Examine further that while certain political leaders in the US have shown Ma deference, that also has not moved the base of DPP support nor improved Ma’s ratings.
In the future, with the Ma mystique shattered and the growing realization that Ma has been ineffective in rooting out corruption in the KMT, the playing field for 2016 will be much more level. China cannot avoid that.
Look further at the fact that even with an opening up to China with hopes of economic improvement, there has been a solidly increasing sense of Taiwanese identity. Ma’s constant references to seeing himself in the tradition of the Yellow Emperor and his repeated emphasis on Zhonghua Minzu (中華民族, the Chinese ethnic group) have been ineffectual in stemming this. Economics is one thing; seeing oneself as Taiwanese is another.
The economic links to China are also weakening as salaries increase and regulations become stricter. Some businesses are beginning to vote with their feet and move out of China. Add this to the fact that Taiwanese identity is the DPP’s strong suit and you have another aspect that China will have to deal with.
Even the matter of Taiwan being off the US’ radar is illusory and temporary.
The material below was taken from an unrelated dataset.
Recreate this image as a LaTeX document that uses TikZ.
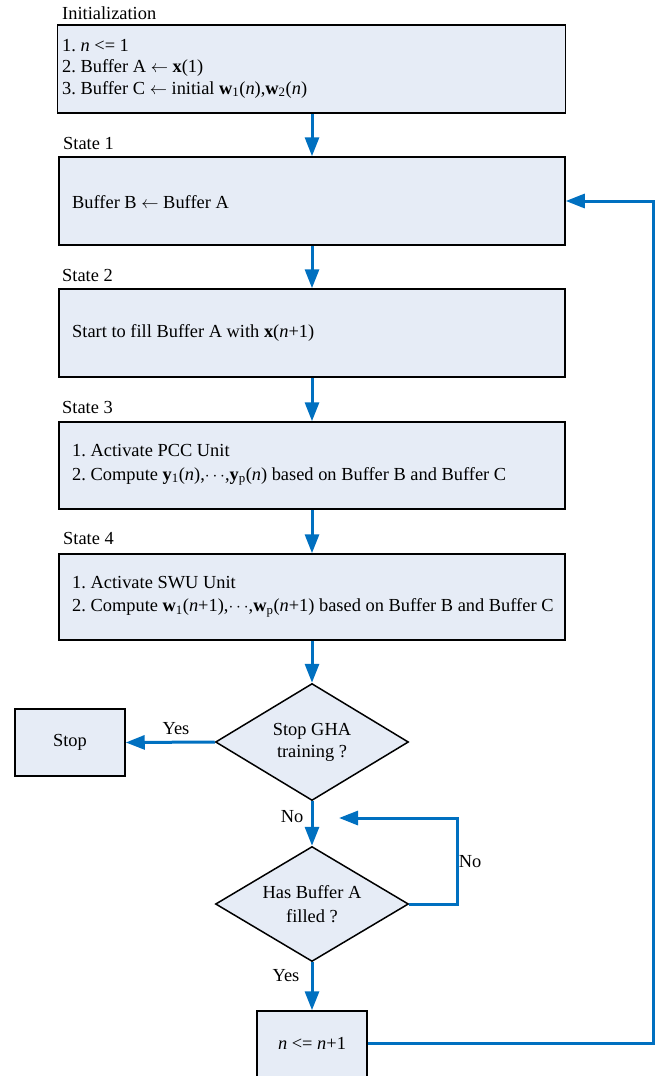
\documentclass[tikz,border=0pt]{standalone}
\usepackage{fontspec}
\setmainfont{Liberation Serif}
\usetikzlibrary{shapes.geometric,arrows.meta}
\definecolor{boxfill}{RGB}{230,236,246}
\definecolor{flowblue}{RGB}{0,112,192}
\newcommand{\lar}{ $\leftarrow$ }
\frenchspacing
\begin{document}
\begin{tikzpicture}[x=1pt,y=-1pt,
  font=\fontsize{18.4}{23.5}\selectfont,
  sbox/.style={draw=black,line width=1.5pt,fill=boxfill,minimum height=88pt,
    minimum width=506pt,inner sep=0pt},
  btext/.style={anchor=west,align=left,inner sep=0pt},
  smallbox/.style={draw=black,line width=1.5pt,fill=boxfill,inner sep=0pt},
  dia/.style={diamond,draw=black,line width=1.5pt,fill=boxfill,
    minimum width=193pt,minimum height=117pt,inner sep=0pt,shape aspect=1.65,
    align=center,font=\fontsize{18.4}{22}\selectfont},
  title/.style={anchor=west,inner sep=0pt},
  lbl/.style={inner sep=0pt},
  flow/.style={draw=flowblue,line width=3pt,-{Triangle[length=19pt,width=14pt]}}
]
\useasboundingbox (0,0) rectangle (670,1076);

% titles
\node[title] (tinit) at (62,13) {Initialization};
\node[title] (t1) at (63,143) {State 1};
\node[title] (t2) at (62,275) {State 2};
\node[title] (t3) at (62,407) {State 3};
\node[title] (t4) at (63,538) {State 4};

% boxes
\node[sbox,minimum width=508pt] (init) at (311.5,69) {};
\node[btext,font=\fontsize{18.4}{21.5}\selectfont] (initxt) at (62,68.5) {1. \textit{n} <= 1\\
2. Buffer A\lar\textbf{x}(1)\\
3. Buffer C\lar initial \textbf{w}\textsubscript{1}(\textit{n}),\textbf{w}\textsubscript{2}(\textit{n})};

\node[sbox] (s1) at (312,201) {};
\node[btext] (s1txt) at (72,202) {Buffer B\lar Buffer A};

\node[sbox] (s2) at (312,333) {};
\node[btext] (s2txt) at (72,333) {Start to fill Buffer A with \textbf{x}(\textit{n}+1)};

\node[sbox,minimum height=87pt] (s3) at (312,465.5) {};
\node[btext] (s3txt) at (72,465) {1. Activate PCC Unit\\
2. Compute \textbf{y}\textsubscript{1}(\textit{n}),$\cdots$,\textbf{y}\textsubscript{p}(\textit{n}) based on Buffer B and Buffer C};

\node[sbox,minimum height=86pt] (s4) at (312,597) {};
\node[btext] (s4txt) at (72,596.5) {1. Activate SWU Unit\\
2. Compute \textbf{w}\textsubscript{1}(\textit{n}+1),$\cdots$,\textbf{w}\textsubscript{p}(\textit{n}+1) based on Buffer B and Buffer C};

% decisions
\node[dia] (d1) at (312,742) {Stop GHA\\training ?};
\node[dia,minimum height=115pt,font=\fontsize{18.4}{24}\selectfont] (d2) at (312,904) {Has Buffer A\\filled ?};

% stop box
\node[smallbox,minimum width=110pt,minimum height=67pt] (stop) at (70,742.5) {Stop};

% n box (cut off at the bottom)
\node[smallbox,minimum width=110pt,minimum height=76pt] (nb) at (312,1049) {};
\node[lbl] (nt) at (312,1043) {\textit{n} <= \textit{n}+1};

% connectors
\draw[flow] (init.south -| s1.north) -- (s1.north);
\draw[flow] (s1.south) -- (s2.north);
\draw[flow] (s2.south) -- (s3.north);
\draw[flow] (s3.south) -- (s4.north);
\draw[flow] (s4.south) -- (d1.north);
\draw[flow] (d1.west) -- (stop.east);
\draw[flow] (d1.south) -- (d2.north);
\draw[flow] (d2.south) -- (nb.north);
\coordinate (lt) at (339,818);
\draw[flow] (d2.east) -- ++(48,0) |- (lt);
\draw[flow] (nb.east |- nt.center) -- ++(286,0) |- (s1.east);

% labels
\node[lbl] (yes1) at (176,729) {Yes};
\node[lbl] (no1) at (292,817) {No};
\node[lbl] (no2) at (470,862) {No};
\node[lbl] (yes2) at (286,976) {Yes};
\end{tikzpicture}
\end{document}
North Korea of course has currently moved to the front burner in Asia, but pundits should consider this: If the US and Japan have shown a united front against China over such small territory as the Diaoyutai Islands (釣魚台) in the past, can they think that these two powers would not be more united over China threatening to take a democratic Taiwan with its 23 million people?
Taiwan has both a far greater strategic position than the Senkakus — as the Diaoyutais are known in Japan — and it would be political suicide for the US to sacrifice a democratic ally for any material advantages that China might provide, or both China and the US would hope to gain in the future.
For some time, the Chinese Communist Party has tried to handle dealings with Taiwan on a party-to-party basis between it and the KMT. That has not worked in the past, and will not work in the future, even without the DPP gaining a victory in 2016.
Whatever way one looks at it, China is going to have to learn to talk to and deal with the DPP and a democratic Taiwan.
Jerome Keating is a commentator in Taipei.